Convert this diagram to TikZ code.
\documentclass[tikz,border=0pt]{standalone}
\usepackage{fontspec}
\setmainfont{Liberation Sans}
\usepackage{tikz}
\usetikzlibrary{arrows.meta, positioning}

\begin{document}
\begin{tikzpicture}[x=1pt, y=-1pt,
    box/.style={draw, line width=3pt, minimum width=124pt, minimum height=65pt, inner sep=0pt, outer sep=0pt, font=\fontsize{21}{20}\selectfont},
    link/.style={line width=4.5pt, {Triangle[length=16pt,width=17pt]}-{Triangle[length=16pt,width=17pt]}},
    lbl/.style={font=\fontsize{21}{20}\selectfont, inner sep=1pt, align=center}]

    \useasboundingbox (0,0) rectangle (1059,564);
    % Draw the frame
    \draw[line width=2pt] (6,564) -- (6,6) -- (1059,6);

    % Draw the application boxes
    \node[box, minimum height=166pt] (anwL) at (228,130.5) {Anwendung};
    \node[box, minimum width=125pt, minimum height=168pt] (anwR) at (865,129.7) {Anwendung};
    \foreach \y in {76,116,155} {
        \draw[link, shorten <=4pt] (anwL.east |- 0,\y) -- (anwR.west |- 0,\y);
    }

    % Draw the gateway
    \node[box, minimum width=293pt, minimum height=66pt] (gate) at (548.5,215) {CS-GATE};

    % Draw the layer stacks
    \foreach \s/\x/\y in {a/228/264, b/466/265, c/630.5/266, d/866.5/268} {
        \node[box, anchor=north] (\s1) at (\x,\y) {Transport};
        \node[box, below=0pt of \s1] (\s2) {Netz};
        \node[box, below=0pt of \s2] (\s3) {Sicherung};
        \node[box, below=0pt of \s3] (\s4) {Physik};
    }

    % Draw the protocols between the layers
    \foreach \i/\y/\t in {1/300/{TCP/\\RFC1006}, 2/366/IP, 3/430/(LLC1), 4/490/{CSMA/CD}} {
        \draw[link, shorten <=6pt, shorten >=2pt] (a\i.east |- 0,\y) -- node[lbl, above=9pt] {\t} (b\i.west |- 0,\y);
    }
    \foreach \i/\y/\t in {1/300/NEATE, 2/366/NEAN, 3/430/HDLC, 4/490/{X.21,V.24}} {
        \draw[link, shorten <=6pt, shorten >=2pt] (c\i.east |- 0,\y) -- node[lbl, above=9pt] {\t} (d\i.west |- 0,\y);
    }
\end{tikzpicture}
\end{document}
---
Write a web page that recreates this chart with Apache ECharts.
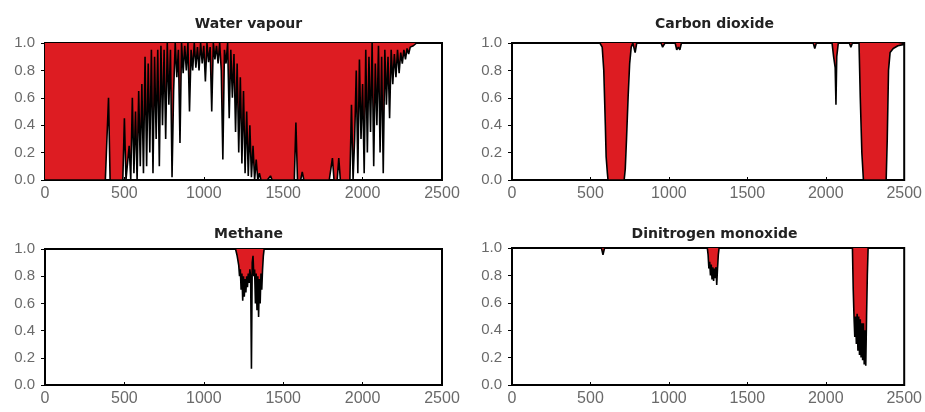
---
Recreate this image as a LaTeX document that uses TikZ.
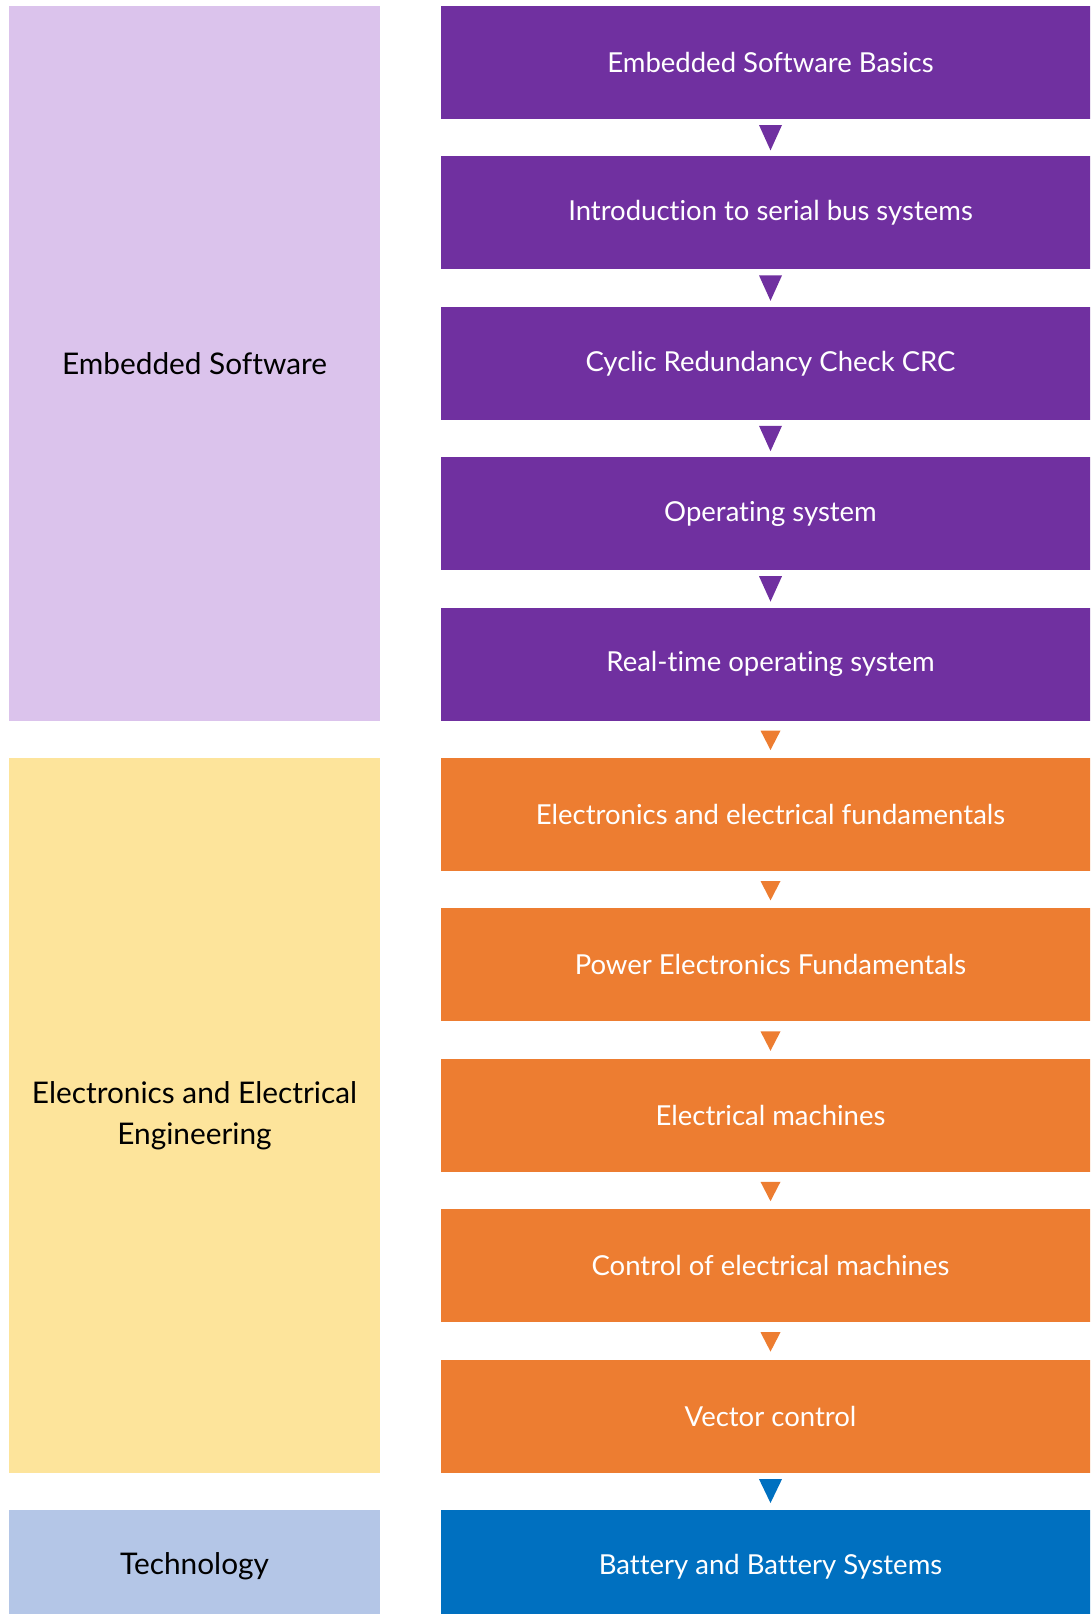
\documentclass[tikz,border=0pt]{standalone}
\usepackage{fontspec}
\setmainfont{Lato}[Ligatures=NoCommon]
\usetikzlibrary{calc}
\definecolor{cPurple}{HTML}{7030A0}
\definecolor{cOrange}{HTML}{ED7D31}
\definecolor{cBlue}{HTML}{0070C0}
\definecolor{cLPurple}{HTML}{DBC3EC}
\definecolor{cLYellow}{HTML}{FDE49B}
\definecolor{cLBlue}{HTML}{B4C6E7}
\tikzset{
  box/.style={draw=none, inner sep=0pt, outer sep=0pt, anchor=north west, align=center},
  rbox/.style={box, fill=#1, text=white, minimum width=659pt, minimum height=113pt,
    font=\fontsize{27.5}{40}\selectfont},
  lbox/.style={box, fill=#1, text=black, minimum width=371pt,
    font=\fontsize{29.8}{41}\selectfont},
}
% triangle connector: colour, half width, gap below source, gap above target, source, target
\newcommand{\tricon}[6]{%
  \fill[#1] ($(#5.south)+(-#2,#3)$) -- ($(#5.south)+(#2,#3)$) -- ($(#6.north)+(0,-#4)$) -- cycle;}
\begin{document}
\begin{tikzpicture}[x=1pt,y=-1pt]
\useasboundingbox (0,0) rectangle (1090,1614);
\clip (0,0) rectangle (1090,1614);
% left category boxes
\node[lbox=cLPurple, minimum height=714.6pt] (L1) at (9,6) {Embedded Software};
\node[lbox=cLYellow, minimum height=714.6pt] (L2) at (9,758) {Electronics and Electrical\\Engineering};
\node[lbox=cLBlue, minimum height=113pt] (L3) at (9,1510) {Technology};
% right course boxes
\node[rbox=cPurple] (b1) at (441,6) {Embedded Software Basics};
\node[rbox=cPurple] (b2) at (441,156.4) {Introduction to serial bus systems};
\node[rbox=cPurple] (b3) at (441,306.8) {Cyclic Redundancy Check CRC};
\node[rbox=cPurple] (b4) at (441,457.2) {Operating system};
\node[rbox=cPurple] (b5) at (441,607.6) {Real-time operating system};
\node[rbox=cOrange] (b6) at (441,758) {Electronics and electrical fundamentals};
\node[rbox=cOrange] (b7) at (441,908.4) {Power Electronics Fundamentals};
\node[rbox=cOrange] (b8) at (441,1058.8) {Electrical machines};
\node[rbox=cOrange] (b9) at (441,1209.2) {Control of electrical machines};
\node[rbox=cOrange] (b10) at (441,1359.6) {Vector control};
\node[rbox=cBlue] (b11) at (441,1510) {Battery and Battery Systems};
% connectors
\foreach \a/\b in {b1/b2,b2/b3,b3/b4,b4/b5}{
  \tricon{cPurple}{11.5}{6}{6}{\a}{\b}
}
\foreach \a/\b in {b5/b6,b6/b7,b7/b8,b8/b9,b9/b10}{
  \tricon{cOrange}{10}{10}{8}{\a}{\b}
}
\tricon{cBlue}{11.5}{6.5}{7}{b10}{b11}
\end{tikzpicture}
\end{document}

GOAL OF THE EXERCISE – Only the lines from the one holding "Convert this diagram to TikZ code." through the one holding "(6,6) -- (1059,6);" are wanted; retype them exactly.

EXPECTED ANSWER –
Convert this diagram to TikZ code.
\documentclass[tikz,border=0pt]{standalone}
\usepackage{fontspec}
\setmainfont{Liberation Sans}
\usepackage{tikz}
\usetikzlibrary{arrows.meta, positioning}

\begin{document}
\begin{tikzpicture}[x=1pt, y=-1pt,
    box/.style={draw, line width=3pt, minimum width=124pt, minimum height=65pt, inner sep=0pt, outer sep=0pt, font=\fontsize{21}{20}\selectfont},
    link/.style={line width=4.5pt, {Triangle[length=16pt,width=17pt]}-{Triangle[length=16pt,width=17pt]}},
    lbl/.style={font=\fontsize{21}{20}\selectfont, inner sep=1pt, align=center}]

    \useasboundingbox (0,0) rectangle (1059,564);
    % Draw the frame
    \draw[line width=2pt] (6,564) -- (6,6) -- (1059,6);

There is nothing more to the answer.